■ WRITTEN PROBLEM
From the first line of the entries below through the line bearing "6.37, 6.4, 6.27];", write out each line exactly. Omit pictures.

(begin)

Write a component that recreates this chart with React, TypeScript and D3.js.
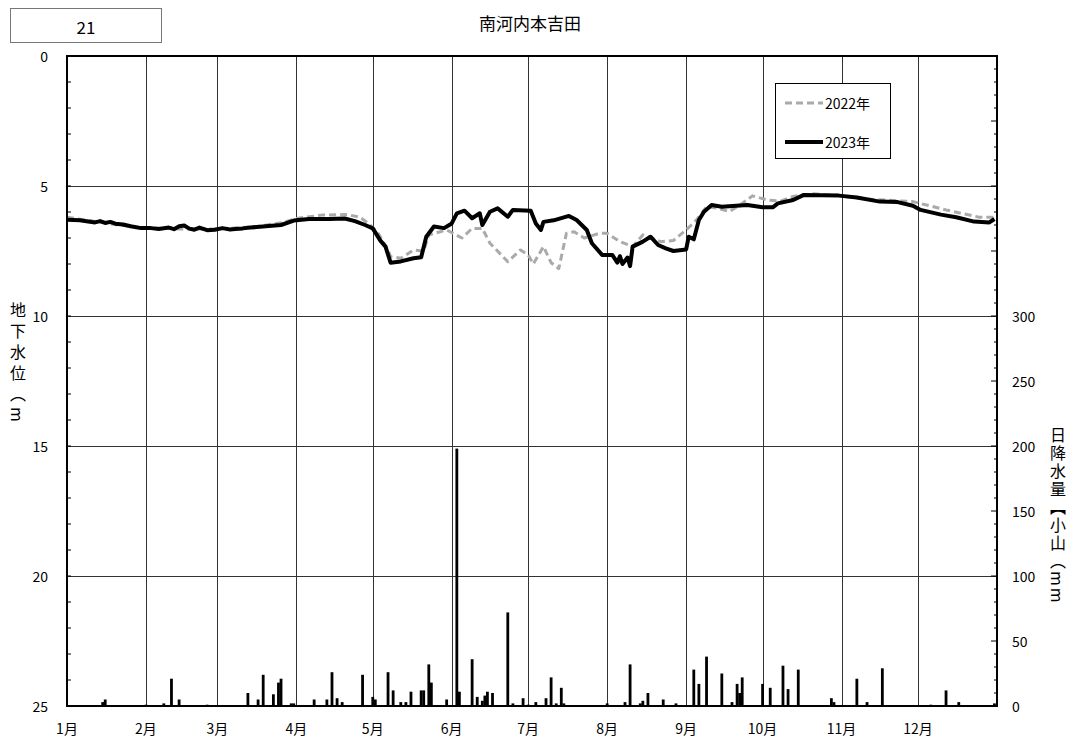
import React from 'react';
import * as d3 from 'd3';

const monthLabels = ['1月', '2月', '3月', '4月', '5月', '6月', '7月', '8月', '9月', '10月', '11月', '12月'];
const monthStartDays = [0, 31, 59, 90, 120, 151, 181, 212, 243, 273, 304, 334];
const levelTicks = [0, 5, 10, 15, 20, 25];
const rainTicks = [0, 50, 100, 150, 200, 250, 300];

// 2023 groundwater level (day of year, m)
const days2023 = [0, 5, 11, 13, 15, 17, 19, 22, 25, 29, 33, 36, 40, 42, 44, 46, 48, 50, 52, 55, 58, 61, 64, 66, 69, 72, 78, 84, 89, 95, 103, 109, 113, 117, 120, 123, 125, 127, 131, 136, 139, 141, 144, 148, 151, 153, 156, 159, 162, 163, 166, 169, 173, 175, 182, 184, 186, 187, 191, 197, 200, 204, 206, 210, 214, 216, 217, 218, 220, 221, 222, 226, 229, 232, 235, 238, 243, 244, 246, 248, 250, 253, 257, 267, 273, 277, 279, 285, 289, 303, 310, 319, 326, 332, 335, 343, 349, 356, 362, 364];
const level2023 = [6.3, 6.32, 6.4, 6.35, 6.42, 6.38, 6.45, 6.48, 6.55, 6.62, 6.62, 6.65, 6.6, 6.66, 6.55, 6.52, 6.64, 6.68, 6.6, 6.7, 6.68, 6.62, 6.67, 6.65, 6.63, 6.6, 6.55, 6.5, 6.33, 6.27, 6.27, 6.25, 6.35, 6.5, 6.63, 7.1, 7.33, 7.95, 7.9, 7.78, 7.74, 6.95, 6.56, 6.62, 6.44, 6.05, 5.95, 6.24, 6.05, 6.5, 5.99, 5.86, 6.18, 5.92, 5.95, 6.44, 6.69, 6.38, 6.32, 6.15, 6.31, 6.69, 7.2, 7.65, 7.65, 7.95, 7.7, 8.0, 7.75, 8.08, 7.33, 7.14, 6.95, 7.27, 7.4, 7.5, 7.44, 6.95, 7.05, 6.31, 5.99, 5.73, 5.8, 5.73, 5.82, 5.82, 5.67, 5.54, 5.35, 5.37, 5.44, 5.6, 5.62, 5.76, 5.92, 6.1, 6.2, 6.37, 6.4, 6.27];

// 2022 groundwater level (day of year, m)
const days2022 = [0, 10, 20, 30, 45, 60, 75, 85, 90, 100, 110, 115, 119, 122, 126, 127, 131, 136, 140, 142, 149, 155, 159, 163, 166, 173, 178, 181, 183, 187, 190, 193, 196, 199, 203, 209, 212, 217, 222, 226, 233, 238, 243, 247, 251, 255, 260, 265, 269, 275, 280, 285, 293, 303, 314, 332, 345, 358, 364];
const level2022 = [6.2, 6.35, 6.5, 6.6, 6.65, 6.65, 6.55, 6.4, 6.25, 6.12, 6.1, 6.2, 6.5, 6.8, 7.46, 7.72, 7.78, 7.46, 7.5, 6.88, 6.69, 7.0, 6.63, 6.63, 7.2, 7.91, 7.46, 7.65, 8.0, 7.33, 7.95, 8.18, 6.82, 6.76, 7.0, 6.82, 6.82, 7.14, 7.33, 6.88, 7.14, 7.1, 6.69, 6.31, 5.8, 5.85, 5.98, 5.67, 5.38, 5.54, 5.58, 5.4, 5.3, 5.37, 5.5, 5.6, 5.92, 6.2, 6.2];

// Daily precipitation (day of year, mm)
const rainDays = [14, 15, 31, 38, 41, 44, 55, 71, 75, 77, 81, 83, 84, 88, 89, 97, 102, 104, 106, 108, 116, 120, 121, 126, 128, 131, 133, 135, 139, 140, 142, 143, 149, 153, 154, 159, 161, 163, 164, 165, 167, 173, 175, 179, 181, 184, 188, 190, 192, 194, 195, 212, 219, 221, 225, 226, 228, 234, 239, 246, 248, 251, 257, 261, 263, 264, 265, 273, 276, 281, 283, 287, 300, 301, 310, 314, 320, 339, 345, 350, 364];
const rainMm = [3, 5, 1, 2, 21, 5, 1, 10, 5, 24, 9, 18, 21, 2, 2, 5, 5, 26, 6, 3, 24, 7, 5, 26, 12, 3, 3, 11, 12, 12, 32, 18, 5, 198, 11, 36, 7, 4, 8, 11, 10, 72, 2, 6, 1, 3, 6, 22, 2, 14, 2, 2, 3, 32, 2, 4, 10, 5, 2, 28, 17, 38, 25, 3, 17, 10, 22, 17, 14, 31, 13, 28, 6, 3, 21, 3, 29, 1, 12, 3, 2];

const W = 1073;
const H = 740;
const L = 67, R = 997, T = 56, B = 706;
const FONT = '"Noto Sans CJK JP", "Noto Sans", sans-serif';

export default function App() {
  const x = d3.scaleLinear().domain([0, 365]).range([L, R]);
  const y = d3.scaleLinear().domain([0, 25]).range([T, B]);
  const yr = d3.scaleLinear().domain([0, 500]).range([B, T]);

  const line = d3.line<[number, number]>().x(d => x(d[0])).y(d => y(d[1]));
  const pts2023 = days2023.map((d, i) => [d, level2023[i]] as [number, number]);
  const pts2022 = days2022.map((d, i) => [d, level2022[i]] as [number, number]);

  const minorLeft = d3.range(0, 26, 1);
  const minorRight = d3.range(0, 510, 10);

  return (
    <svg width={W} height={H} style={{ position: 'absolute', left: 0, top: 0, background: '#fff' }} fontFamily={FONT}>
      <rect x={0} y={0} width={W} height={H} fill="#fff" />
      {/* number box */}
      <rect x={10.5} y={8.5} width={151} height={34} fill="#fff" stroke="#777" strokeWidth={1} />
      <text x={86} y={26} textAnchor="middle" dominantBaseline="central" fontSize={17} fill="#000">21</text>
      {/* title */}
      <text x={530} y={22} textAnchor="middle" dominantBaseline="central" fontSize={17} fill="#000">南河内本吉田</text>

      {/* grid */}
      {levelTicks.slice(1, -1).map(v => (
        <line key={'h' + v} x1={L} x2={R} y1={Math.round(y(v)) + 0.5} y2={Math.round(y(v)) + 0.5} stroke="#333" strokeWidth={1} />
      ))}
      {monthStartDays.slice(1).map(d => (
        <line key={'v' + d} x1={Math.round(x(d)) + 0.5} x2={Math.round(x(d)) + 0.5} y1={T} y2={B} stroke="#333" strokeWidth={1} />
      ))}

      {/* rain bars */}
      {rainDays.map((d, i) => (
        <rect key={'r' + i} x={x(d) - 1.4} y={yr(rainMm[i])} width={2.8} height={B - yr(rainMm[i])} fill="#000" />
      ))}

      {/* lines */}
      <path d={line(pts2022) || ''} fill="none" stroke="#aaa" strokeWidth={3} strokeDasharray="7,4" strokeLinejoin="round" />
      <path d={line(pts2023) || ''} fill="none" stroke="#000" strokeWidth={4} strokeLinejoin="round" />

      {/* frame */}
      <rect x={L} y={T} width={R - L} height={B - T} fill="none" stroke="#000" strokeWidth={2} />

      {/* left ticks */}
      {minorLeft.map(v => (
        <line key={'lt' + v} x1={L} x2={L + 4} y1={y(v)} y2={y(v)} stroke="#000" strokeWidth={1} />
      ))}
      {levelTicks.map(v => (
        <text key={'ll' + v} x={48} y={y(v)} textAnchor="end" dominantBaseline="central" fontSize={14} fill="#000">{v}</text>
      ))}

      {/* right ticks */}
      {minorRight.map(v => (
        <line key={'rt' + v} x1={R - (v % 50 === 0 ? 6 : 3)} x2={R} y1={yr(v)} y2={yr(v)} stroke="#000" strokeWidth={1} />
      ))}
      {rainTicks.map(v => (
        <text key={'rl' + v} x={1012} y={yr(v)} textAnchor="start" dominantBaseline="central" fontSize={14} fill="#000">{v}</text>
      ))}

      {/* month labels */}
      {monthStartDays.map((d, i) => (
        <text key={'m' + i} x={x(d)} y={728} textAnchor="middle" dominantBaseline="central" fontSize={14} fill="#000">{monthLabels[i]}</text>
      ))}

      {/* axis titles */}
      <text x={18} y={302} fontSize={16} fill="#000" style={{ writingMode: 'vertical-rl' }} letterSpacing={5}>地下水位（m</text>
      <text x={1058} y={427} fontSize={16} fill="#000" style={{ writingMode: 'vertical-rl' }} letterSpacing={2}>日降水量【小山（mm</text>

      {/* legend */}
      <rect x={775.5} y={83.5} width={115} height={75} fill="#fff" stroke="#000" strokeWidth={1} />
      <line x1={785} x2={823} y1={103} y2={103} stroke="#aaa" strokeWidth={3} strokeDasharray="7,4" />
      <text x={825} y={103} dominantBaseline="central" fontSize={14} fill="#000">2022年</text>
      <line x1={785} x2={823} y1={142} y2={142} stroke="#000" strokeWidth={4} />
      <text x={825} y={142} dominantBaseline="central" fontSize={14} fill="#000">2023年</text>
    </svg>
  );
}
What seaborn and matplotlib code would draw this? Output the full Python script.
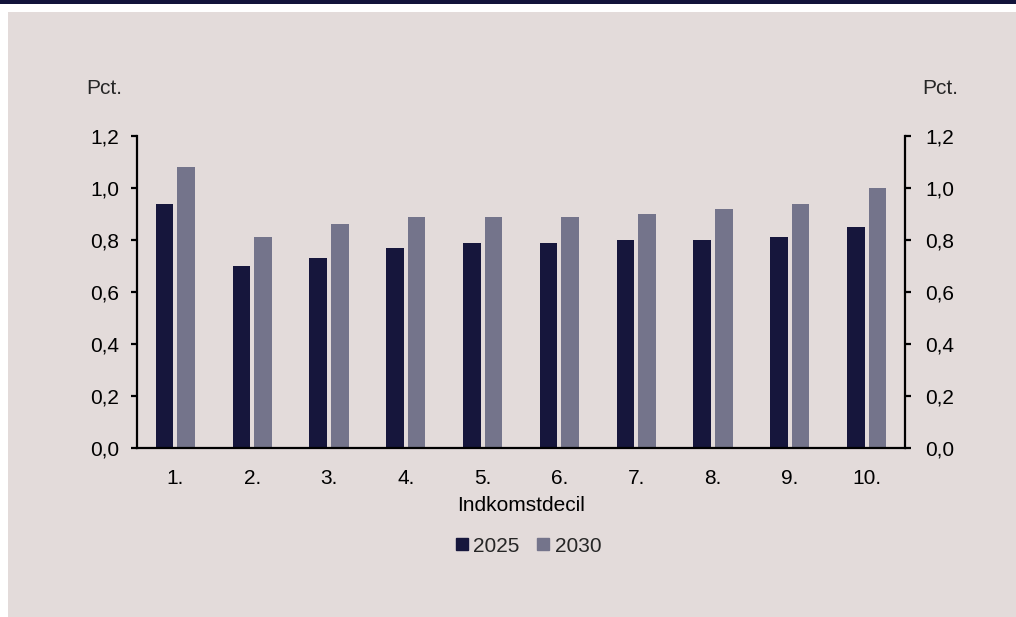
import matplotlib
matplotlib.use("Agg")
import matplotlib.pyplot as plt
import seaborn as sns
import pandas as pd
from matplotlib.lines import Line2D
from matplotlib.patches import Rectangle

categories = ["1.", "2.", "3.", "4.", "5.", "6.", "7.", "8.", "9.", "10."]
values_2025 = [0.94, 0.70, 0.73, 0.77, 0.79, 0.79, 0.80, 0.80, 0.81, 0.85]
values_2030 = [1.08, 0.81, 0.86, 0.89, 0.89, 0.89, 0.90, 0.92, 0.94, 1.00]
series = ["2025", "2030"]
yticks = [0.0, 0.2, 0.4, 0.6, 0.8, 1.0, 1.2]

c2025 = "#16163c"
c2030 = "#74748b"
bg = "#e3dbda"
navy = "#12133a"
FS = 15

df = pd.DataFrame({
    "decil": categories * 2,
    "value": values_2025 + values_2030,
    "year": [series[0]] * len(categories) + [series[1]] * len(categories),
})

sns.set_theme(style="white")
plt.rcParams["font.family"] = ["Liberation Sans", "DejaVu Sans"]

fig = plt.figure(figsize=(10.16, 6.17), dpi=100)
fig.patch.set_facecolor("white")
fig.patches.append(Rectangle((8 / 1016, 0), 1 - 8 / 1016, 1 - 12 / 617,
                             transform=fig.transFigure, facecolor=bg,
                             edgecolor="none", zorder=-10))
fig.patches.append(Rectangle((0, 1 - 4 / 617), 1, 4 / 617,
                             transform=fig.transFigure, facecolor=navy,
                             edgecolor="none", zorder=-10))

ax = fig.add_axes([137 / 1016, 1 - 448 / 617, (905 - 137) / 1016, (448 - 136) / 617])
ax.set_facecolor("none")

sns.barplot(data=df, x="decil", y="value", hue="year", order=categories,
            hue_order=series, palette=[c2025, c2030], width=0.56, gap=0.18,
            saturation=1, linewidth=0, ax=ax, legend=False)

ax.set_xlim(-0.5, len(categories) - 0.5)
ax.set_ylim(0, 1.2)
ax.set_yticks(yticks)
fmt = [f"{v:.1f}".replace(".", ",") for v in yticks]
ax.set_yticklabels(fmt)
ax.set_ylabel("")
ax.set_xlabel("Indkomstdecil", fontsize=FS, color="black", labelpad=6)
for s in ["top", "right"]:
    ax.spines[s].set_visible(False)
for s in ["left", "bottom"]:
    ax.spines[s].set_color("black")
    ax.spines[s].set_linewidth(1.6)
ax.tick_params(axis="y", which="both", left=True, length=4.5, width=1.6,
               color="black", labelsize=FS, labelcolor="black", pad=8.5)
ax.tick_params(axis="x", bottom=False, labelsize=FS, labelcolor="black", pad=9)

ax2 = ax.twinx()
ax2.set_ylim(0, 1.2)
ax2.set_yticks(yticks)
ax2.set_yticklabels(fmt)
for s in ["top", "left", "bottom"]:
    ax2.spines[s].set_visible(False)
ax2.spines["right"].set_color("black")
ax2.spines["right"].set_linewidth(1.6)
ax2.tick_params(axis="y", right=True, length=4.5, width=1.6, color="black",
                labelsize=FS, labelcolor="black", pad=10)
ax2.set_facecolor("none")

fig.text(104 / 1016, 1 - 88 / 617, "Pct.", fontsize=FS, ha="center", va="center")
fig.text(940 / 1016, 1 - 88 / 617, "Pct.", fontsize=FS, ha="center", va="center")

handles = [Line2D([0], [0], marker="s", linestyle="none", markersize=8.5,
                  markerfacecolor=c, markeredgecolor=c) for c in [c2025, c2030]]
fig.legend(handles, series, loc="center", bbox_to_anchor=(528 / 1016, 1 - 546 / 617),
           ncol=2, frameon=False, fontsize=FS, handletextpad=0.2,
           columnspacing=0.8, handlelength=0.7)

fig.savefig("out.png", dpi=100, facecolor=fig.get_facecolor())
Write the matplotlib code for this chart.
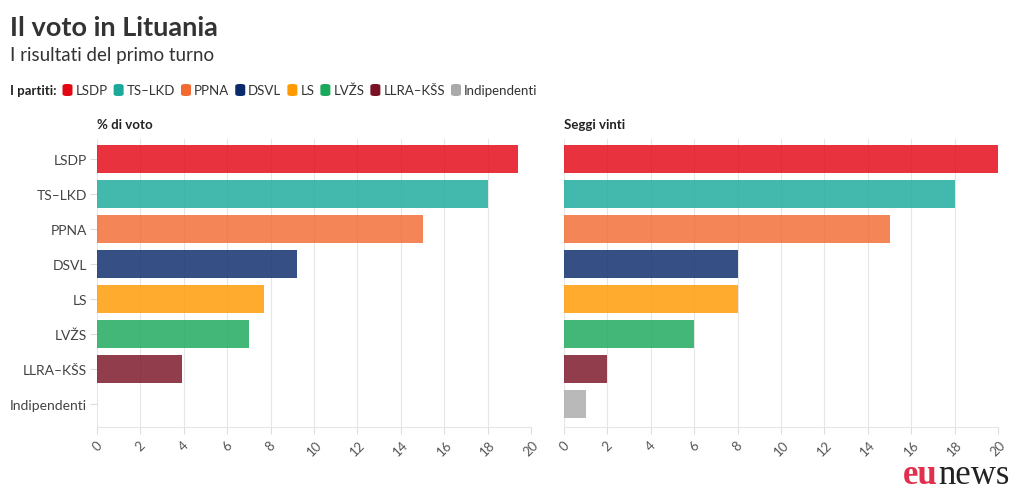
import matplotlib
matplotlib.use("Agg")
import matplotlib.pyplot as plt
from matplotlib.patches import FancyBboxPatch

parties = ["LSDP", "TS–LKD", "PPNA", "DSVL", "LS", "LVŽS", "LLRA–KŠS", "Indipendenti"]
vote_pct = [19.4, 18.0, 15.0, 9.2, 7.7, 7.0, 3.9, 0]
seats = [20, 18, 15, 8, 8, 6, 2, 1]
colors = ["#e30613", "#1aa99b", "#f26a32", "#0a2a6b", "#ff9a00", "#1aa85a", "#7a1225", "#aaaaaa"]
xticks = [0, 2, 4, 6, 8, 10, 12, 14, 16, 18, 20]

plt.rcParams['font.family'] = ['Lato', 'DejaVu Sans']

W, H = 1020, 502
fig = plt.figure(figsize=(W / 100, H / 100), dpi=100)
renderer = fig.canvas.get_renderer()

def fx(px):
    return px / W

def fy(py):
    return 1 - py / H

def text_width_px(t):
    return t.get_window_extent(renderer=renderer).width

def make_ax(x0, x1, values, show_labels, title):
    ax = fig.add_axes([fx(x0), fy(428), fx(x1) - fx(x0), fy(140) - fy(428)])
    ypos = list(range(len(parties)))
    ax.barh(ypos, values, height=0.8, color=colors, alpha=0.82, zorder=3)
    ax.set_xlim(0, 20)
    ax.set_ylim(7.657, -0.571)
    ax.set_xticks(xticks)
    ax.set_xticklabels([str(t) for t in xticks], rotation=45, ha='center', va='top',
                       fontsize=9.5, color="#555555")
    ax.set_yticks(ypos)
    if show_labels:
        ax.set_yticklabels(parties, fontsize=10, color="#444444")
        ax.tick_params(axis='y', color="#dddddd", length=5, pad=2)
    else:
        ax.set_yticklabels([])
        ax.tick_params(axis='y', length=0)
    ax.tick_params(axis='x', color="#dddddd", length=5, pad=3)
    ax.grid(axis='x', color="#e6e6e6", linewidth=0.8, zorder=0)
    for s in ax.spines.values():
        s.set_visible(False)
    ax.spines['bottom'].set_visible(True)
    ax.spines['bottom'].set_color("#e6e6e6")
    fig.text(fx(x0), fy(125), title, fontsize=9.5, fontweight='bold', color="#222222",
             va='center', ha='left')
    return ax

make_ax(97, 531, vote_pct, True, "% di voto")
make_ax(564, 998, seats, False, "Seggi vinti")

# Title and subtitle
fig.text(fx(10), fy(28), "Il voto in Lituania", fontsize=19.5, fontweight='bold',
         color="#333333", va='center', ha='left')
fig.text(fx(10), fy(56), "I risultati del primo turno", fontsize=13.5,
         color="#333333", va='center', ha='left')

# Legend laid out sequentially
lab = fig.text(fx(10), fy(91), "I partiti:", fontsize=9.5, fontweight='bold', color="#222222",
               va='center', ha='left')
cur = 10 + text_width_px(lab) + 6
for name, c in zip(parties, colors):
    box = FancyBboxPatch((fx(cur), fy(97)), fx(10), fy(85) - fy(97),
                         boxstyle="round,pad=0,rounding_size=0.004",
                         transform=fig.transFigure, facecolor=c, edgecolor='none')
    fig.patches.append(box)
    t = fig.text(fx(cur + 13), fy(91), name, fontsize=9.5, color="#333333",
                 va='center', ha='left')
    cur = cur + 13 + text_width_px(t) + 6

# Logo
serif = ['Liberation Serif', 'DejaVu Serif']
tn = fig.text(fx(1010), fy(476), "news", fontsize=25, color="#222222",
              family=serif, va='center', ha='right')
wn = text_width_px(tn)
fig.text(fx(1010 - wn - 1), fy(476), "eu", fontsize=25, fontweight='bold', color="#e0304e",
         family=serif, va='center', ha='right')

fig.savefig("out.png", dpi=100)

(end)

■ FINISHED EXERCISE
Write a component that recreates this chart with React, TypeScript and D3.js.
import React from 'react';
import * as d3 from 'd3';

const monthLabels = ['1月', '2月', '3月', '4月', '5月', '6月', '7月', '8月', '9月', '10月', '11月', '12月'];
const monthStartDays = [0, 31, 59, 90, 120, 151, 181, 212, 243, 273, 304, 334];
const levelTicks = [0, 5, 10, 15, 20, 25];
const rainTicks = [0, 50, 100, 150, 200, 250, 300];

// 2023 groundwater level (day of year, m)
const days2023 = [0, 5, 11, 13, 15, 17, 19, 22, 25, 29, 33, 36, 40, 42, 44, 46, 48, 50, 52, 55, 58, 61, 64, 66, 69, 72, 78, 84, 89, 95, 103, 109, 113, 117, 120, 123, 125, 127, 131, 136, 139, 141, 144, 148, 151, 153, 156, 159, 162, 163, 166, 169, 173, 175, 182, 184, 186, 187, 191, 197, 200, 204, 206, 210, 214, 216, 217, 218, 220, 221, 222, 226, 229, 232, 235, 238, 243, 244, 246, 248, 250, 253, 257, 267, 273, 277, 279, 285, 289, 303, 310, 319, 326, 332, 335, 343, 349, 356, 362, 364];
const level2023 = [6.3, 6.32, 6.4, 6.35, 6.42, 6.38, 6.45, 6.48, 6.55, 6.62, 6.62, 6.65, 6.6, 6.66, 6.55, 6.52, 6.64, 6.68, 6.6, 6.7, 6.68, 6.62, 6.67, 6.65, 6.63, 6.6, 6.55, 6.5, 6.33, 6.27, 6.27, 6.25, 6.35, 6.5, 6.63, 7.1, 7.33, 7.95, 7.9, 7.78, 7.74, 6.95, 6.56, 6.62, 6.44, 6.05, 5.95, 6.24, 6.05, 6.5, 5.99, 5.86, 6.18, 5.92, 5.95, 6.44, 6.69, 6.38, 6.32, 6.15, 6.31, 6.69, 7.2, 7.65, 7.65, 7.95, 7.7, 8.0, 7.75, 8.08, 7.33, 7.14, 6.95, 7.27, 7.4, 7.5, 7.44, 6.95, 7.05, 6.31, 5.99, 5.73, 5.8, 5.73, 5.82, 5.82, 5.67, 5.54, 5.35, 5.37, 5.44, 5.6, 5.62, 5.76, 5.92, 6.1, 6.2, 6.37, 6.4, 6.27];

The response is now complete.